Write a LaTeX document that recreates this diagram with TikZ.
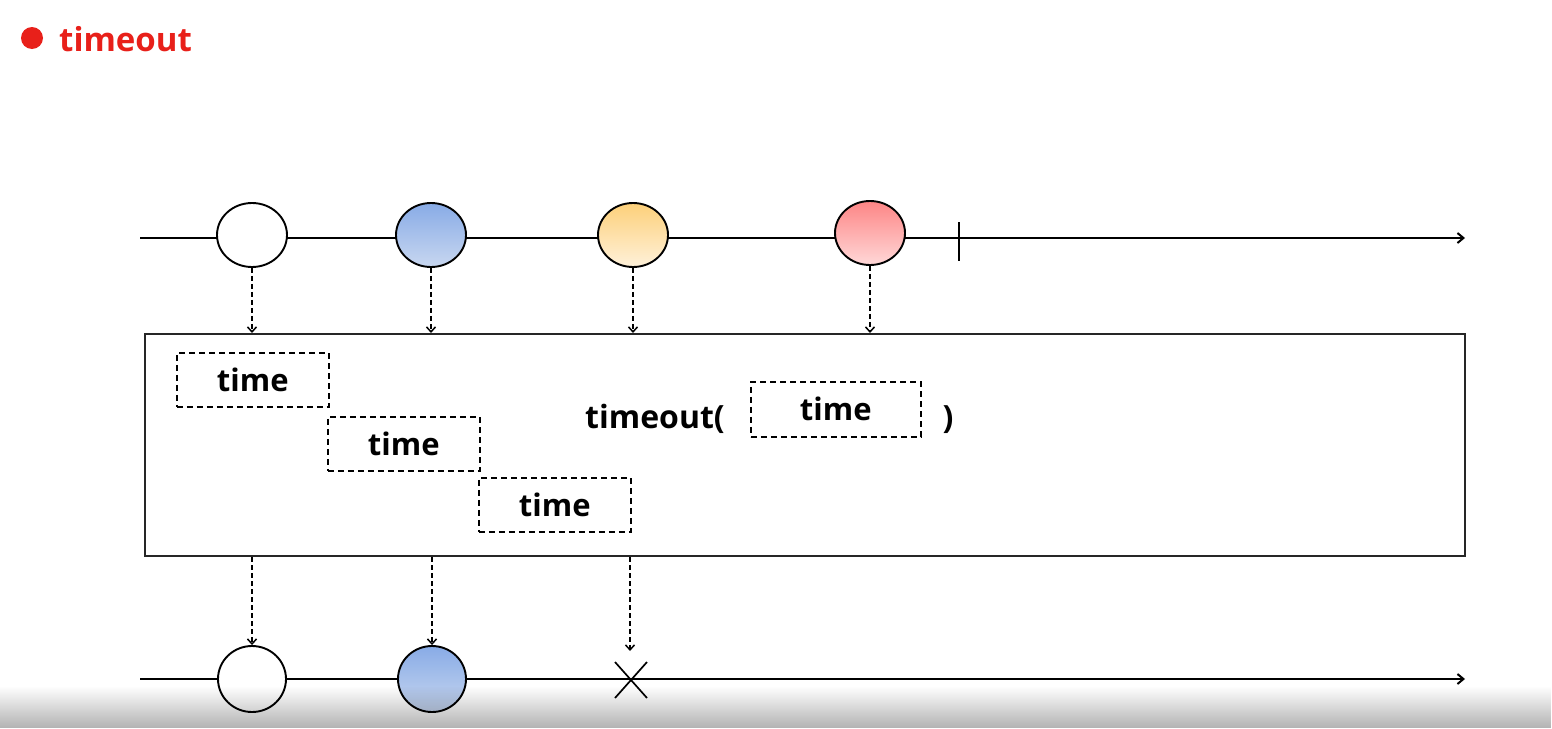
\documentclass[tikz,border=0pt]{standalone}
\usepackage{fontspec}
\setmainfont{Open Sans}
\usetikzlibrary{arrows.meta,shapes.geometric,fadings}
\definecolor{titlered}{HTML}{E8201A}
\definecolor{bluetop}{HTML}{88ABE6}
\definecolor{bluebot}{HTML}{C8D7F0}
\definecolor{yeltop}{HTML}{FDD07A}
\definecolor{yelbot}{HTML}{FEF1DA}
\definecolor{redtop}{HTML}{FD8585}
\definecolor{redbot}{HTML}{FFD8D8}
\tikzset{
  timeline/.style={line width=2pt, -{Straight Barb[length=6pt,width=10pt,line width=2pt]}},
  ev/.style={ellipse, draw, line width=1.9pt, minimum width=70pt, minimum height=64pt, inner sep=0pt},
  darr/.style={line width=1.5pt, dash pattern=on 5pt off 3pt, -{Straight Barb[length=5pt,width=9pt,line width=1.5pt]}},
  tbox/.style={draw, line width=1.6pt, dash pattern=on 6pt off 4pt, anchor=north west, minimum width=152pt, minimum height=54pt, inner sep=0pt, font=\fontsize{31}{31}\selectfont\bfseries},
  bigtxt/.style={font=\fontsize{32}{32}\selectfont\bfseries},
}
\begin{document}
\begin{tikzpicture}[x=1pt,y=-1pt]
\useasboundingbox[fill=white] (0,0) rectangle (1552,728);
% title
\fill[titlered] (32,38) circle (11pt);
\node[anchor=base west, inner sep=0pt, text=titlered, font=\fontsize{33}{33}\selectfont\bfseries] (title) at (59,51) {timeout};
% top timeline
\coordinate (tl0) at (140,238);
\coordinate (tl1) at (1465,238);
\draw[timeline] (tl0) -- (tl1);
\node[ev, fill=white] (a1) at (252,235) {};
\node[ev, top color=bluetop, bottom color=bluebot] (a2) at (431,235) {};
\node[ev, top color=yeltop, bottom color=yelbot] (a3) at (633,235) {};
\node[ev, top color=redtop, bottom color=redbot] (a4) at (870,233) {};
\coordinate (tick) at (959,241);
\draw[line width=2pt] (tick) ++(0,-19) -- ++(0,39);
% operator box
\node[draw, line width=2pt, draw=black!85, anchor=north west, minimum width=1320pt, minimum height=222pt, inner sep=0pt] (box) at (144,333) {};
\foreach \i in {1,2,3,4} \draw[darr] (a\i) -- (a\i |- box.north);
% time boxes
\node[tbox] (t1) at (176,352) {time};
\node[tbox] (t2) at (327,416) {time};
\node[tbox] (t3) at (478,477) {time};
\node[tbox, minimum width=170pt, minimum height=55pt] (t4) at (750,381) {time};
\node[bigtxt, anchor=base east, inner sep=0pt] (op) at (725,428) {timeout(};
\node[bigtxt, anchor=base, inner sep=0pt] (cp) at (948,428) {)};
% bottom timeline
\coordinate (bl0) at (140,679);
\coordinate (bl1) at (1465,679);
\draw[timeline] (bl0) -- (bl1);
\node[ev, fill=white, minimum height=66pt, minimum width=68pt] (b1) at (252,679) {};
\node[ev, top color=bluetop, bottom color=bluebot, minimum height=66pt, minimum width=68pt] (b2) at (432,679) {};
\coordinate (xx) at (631,680);
\coordinate (xtop) at (630,651);
\draw[line width=1.7pt] (xx) +(-16,-18) -- +(16,18);
\draw[line width=1.7pt] (xx) +(16,-18) -- +(-16,18);
\draw[darr] (b1 |- box.south) -- (b1.north);
\draw[darr] (b2 |- box.south) -- (b2.north);
\draw[darr] (xtop |- box.south) -- (xtop);
% bottom overlay band
\fill[black, path fading=north, opacity=0.3] (0,686) rectangle (1552,728);
\end{tikzpicture}
\end{document}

### [WORK TO COMPLETE]
Repeat verbatim all the material, but not the pictures.

### [ANSWER FOR THE TASK]
Write a LaTeX document that recreates this diagram with TikZ.
\documentclass[tikz,border=0pt]{standalone}
\usepackage{fontspec}
\setmainfont{Open Sans}
\usetikzlibrary{arrows.meta,shapes.geometric,fadings}
\definecolor{titlered}{HTML}{E8201A}
\definecolor{bluetop}{HTML}{88ABE6}
\definecolor{bluebot}{HTML}{C8D7F0}
\definecolor{yeltop}{HTML}{FDD07A}
\definecolor{yelbot}{HTML}{FEF1DA}
\definecolor{redtop}{HTML}{FD8585}
\definecolor{redbot}{HTML}{FFD8D8}
\tikzset{
  timeline/.style={line width=2pt, -{Straight Barb[length=6pt,width=10pt,line width=2pt]}},
  ev/.style={ellipse, draw, line width=1.9pt, minimum width=70pt, minimum height=64pt, inner sep=0pt},
  darr/.style={line width=1.5pt, dash pattern=on 5pt off 3pt, -{Straight Barb[length=5pt,width=9pt,line width=1.5pt]}},
  tbox/.style={draw, line width=1.6pt, dash pattern=on 6pt off 4pt, anchor=north west, minimum width=152pt, minimum height=54pt, inner sep=0pt, font=\fontsize{31}{31}\selectfont\bfseries},
  bigtxt/.style={font=\fontsize{32}{32}\selectfont\bfseries},
}
\begin{document}
\begin{tikzpicture}[x=1pt,y=-1pt]
\useasboundingbox[fill=white] (0,0) rectangle (1552,728);
% title
\fill[titlered] (32,38) circle (11pt);
\node[anchor=base west, inner sep=0pt, text=titlered, font=\fontsize{33}{33}\selectfont\bfseries] (title) at (59,51) {timeout};
% top timeline
\coordinate (tl0) at (140,238);
\coordinate (tl1) at (1465,238);
\draw[timeline] (tl0) -- (tl1);
\node[ev, fill=white] (a1) at (252,235) {};
\node[ev, top color=bluetop, bottom color=bluebot] (a2) at (431,235) {};
\node[ev, top color=yeltop, bottom color=yelbot] (a3) at (633,235) {};
\node[ev, top color=redtop, bottom color=redbot] (a4) at (870,233) {};
\coordinate (tick) at (959,241);
\draw[line width=2pt] (tick) ++(0,-19) -- ++(0,39);
% operator box
\node[draw, line width=2pt, draw=black!85, anchor=north west, minimum width=1320pt, minimum height=222pt, inner sep=0pt] (box) at (144,333) {};
\foreach \i in {1,2,3,4} \draw[darr] (a\i) -- (a\i |- box.north);
% time boxes
\node[tbox] (t1) at (176,352) {time};
\node[tbox] (t2) at (327,416) {time};
\node[tbox] (t3) at (478,477) {time};
\node[tbox, minimum width=170pt, minimum height=55pt] (t4) at (750,381) {time};
\node[bigtxt, anchor=base east, inner sep=0pt] (op) at (725,428) {timeout(};
\node[bigtxt, anchor=base, inner sep=0pt] (cp) at (948,428) {)};
% bottom timeline
\coordinate (bl0) at (140,679);
\coordinate (bl1) at (1465,679);
\draw[timeline] (bl0) -- (bl1);
\node[ev, fill=white, minimum height=66pt, minimum width=68pt] (b1) at (252,679) {};
\node[ev, top color=bluetop, bottom color=bluebot, minimum height=66pt, minimum width=68pt] (b2) at (432,679) {};
\coordinate (xx) at (631,680);
\coordinate (xtop) at (630,651);
\draw[line width=1.7pt] (xx) +(-16,-18) -- +(16,18);
\draw[line width=1.7pt] (xx) +(16,-18) -- +(-16,18);
\draw[darr] (b1 |- box.south) -- (b1.north);
\draw[darr] (b2 |- box.south) -- (b2.north);
\draw[darr] (xtop |- box.south) -- (xtop);
% bottom overlay band
\fill[black, path fading=north, opacity=0.3] (0,686) rectangle (1552,728);
\end{tikzpicture}
\end{document}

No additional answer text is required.